The simple rule is this: let terrain change your speed more than it changes your effort. Not perfectly, but consistently.
Power, heart rate, and feel each have a job
If you have a power meter, it should be the backbone of your pacing plan. Power is immediate and objective, which makes it especially useful on climbs, into wind, and in the excitement of the first half of the bike. It gives you a ceiling when enthusiasm gets too high and a floor when focus drifts.
Heart rate still matters because it shows how your body is responding. On hot days or late in long races, heart rate can reveal strain that power alone does not show. If power is on target but heart rate is drifting unusually high, you may need to back off, cool down, or adjust fueling.
Perceived effort is the final check. Devices can fail, and even when they work, they do not replace judgment. If your planned watts feel unsustainably hard early, something is off. That could be fitness, heat, dehydration, poor sleep, or a swim that cost more than expected. Good athletes do not force a broken plan. They recognize the day they are actually having.
Fueling is part of pacing, not separate from it
A triathlon bike pacing strategy only works if your fueling plan works with it. Ride too hard and carbohydrate absorption becomes harder. Miss calories or fluids and your ability to hold target power starts slipping. The bike leg is where most athletes have the best chance to eat and drink well, which makes it the place where execution can rescue the run.
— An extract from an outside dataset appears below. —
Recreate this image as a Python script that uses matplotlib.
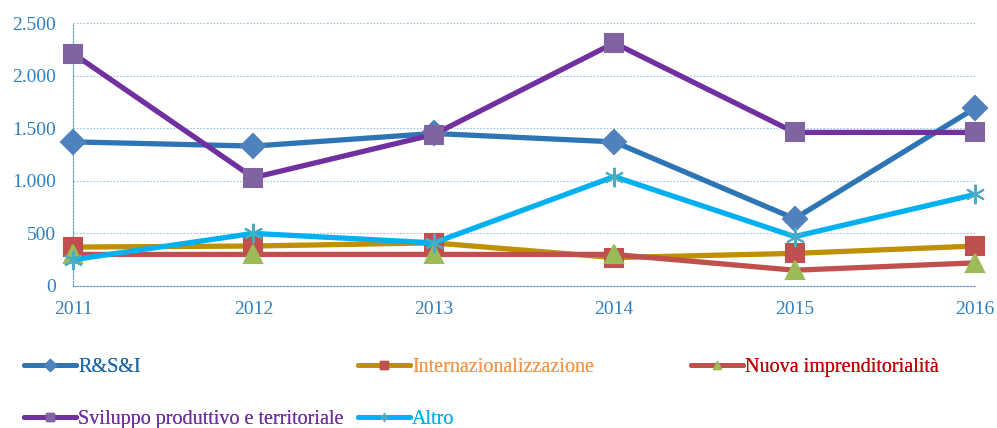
import matplotlib
matplotlib.use("Agg")
import matplotlib.pyplot as plt
from matplotlib.lines import Line2D
from matplotlib.ticker import FuncFormatter

years = [2011, 2012, 2013, 2014, 2015, 2016]
rsi = [1370, 1330, 1450, 1370, 640, 1690]
internazionalizzazione = [370, 380, 410, 270, 310, 380]
nuova_impr = [300, 300, 300, 300, 150, 220]
sviluppo = [2210, 1030, 1440, 2310, 1460, 1460]
altro = [250, 500, 410, 1040, 470, 870]

y_ticks = [0, 500, 1000, 1500, 2000, 2500]

# (label, values, line colour, marker, marker colour, text colour)
series = [
    ("R&S&I", rsi, "#2E75B6", "D", "#4F81BD", "#1F6AA5"),
    ("Internazionalizzazione", internazionalizzazione, "#BF9000", "s", "#C0504D", "#F79646"),
    ("Nuova imprenditorialità", nuova_impr, "#C0504D", "^", "#9BBB59", "#C00000"),
    ("Sviluppo produttivo e territoriale", sviluppo, "#7030A0", "s", "#8064A2", "#7030A0"),
    ("Altro", altro, "#00B0F0", (6, 2, 0), "#4BACC6", "#00B0F0"),
]
marker_size = {"D": 12, "s": 13, "^": 13, (6, 2, 0): 14}

plt.rcParams["font.family"] = ["Liberation Serif", "DejaVu Serif"]

fig = plt.figure(figsize=(9.97, 4.28), dpi=100, facecolor="white")
ax = fig.add_axes([73 / 997, 142 / 428, 902 / 997, 263 / 428])

handles = {}
for label, values, color, marker, mcolor, tcolor in series:
    ms = marker_size[marker]
    ax.plot(years, values, color=color, linewidth=3.8, marker=marker, markersize=ms,
            markerfacecolor=mcolor, markeredgecolor=mcolor, markeredgewidth=1.5,
            clip_on=False, zorder=3, solid_joinstyle="round")
    handles[label] = Line2D([], [], color=color, linewidth=3.6, marker=marker,
                            markersize=6, markerfacecolor=mcolor, markeredgecolor=mcolor,
                            solid_capstyle="round")

ax.set_xlim(2011, 2016)
ax.set_ylim(0, 2500)
ax.set_xticks(years)
ax.set_yticks(y_ticks)
ax.yaxis.set_major_formatter(FuncFormatter(lambda v, _p: f"{v:,.0f}".replace(",", ".")))
ax.grid(axis="y", color="#9DC3E6", linestyle=(0, (1.5, 1.5)), linewidth=0.8, zorder=0)
ax.set_axisbelow(True)
for side in ["top", "right"]:
    ax.spines[side].set_visible(False)
for side in ["left", "bottom"]:
    ax.spines[side].set_color("#5B9BD5")
    ax.spines[side].set_linestyle((0, (1.5, 1.5)))
    ax.spines[side].set_linewidth(0.8)
ax.tick_params(length=0, labelsize=14, labelcolor="#2E7FC0")
ax.tick_params(axis="x", pad=11)
ax.tick_params(axis="y", pad=12)

# legend in three columns, laid out as separate blocks
columns = [
    (24 / 997, ["R&S&I", "Sviluppo produttivo e territoriale"]),
    (358 / 997, ["Internazionalizzazione", "Altro"]),
    (691 / 997, ["Nuova imprenditorialità"]),
]
text_colors = {s[0]: s[5] for s in series}
for x0, labels in columns:
    leg = fig.legend([handles[l] for l in labels], labels, loc="upper left",
                     bbox_to_anchor=(x0, 70 / 428), frameon=False, fontsize=14.5,
                     prop={"family": ["Liberation Serif", "DejaVu Serif"], "size": 14.5},
                     handlelength=2.6, handletextpad=0.08, labelspacing=1.62,
                     borderaxespad=0, borderpad=0, numpoints=1,
                     labelcolor=[text_colors[l] for l in labels])
    fig.add_artist(leg)

fig.savefig("out.png", dpi=100, facecolor="white")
This is why pacing should be visible and simple. The more mental math you do while fatigued, the more likely you are to miss both effort targets and nutrition timing. Your plan should tell you what to hold, when to eat, and when to reassess. For many athletes, putting those key numbers directly on the bike or body is more reliable than hoping they remember them under pressure.
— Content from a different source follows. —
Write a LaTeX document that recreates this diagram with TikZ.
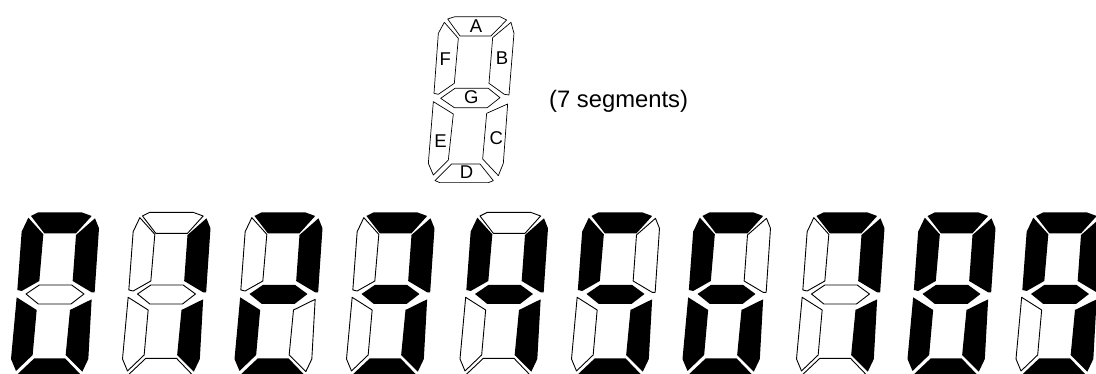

Common pacing errors that cost the run
The biggest mistake is riding the first half like the race ends in T2. The second is letting every hill, pass, and speed change dictate effort. The third is trusting average power alone. Average power can hide a messy ride full of spikes, and spikes are often what damage the run.
Another common error is pacing to your best-case fitness rather than your current fitness. If your training has been inconsistent, if the weather is hotter than expected, or if your long rides have not supported the target you wrote down six weeks ago, then race day is not the place to pretend otherwise.
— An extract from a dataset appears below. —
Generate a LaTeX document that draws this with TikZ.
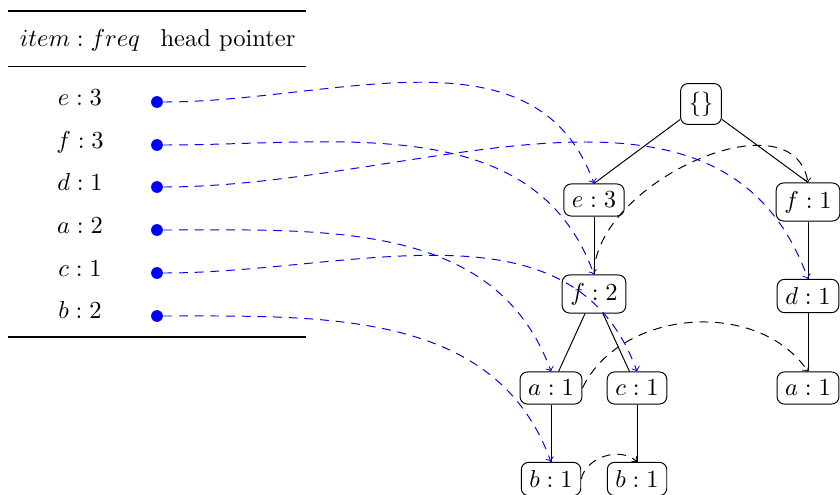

There is also a practical issue: too many plans live only in memory. Under stress, memory gets sloppy. If your triathlon bike pacing strategy depends on recalling numbers, split rules, and fueling timings from a pre-race briefing in the dark, you are adding friction where you need clarity.
A simple way to make the plan usable on race day
The best pacing plans are the ones you can actually follow at mile 40, not just the ones that look precise on paper. Keep your targets simple. Use a realistic power or effort range, define your cap on climbs, and know your first-30-minute limit. Pair that with clear fueling prompts.
Then make it visible. If your race plan is buried in your head unit menus or left behind in your transition bag, it is not helping you when the course gets busy. This is exactly why tools like Pacing Sticker exist - to put your pacing and fueling cues where you can see them instantly, without scrolling screens or doing math.
A fast bike split is satisfying. A bike split that still lets you run well is what actually moves you up the results sheet. Pace with that in mind, and the whole race starts to make more sense.
Your best bike leg is rarely the one that feels hardest. It is the one that leaves you just enough control to race the final hour instead of surviving it.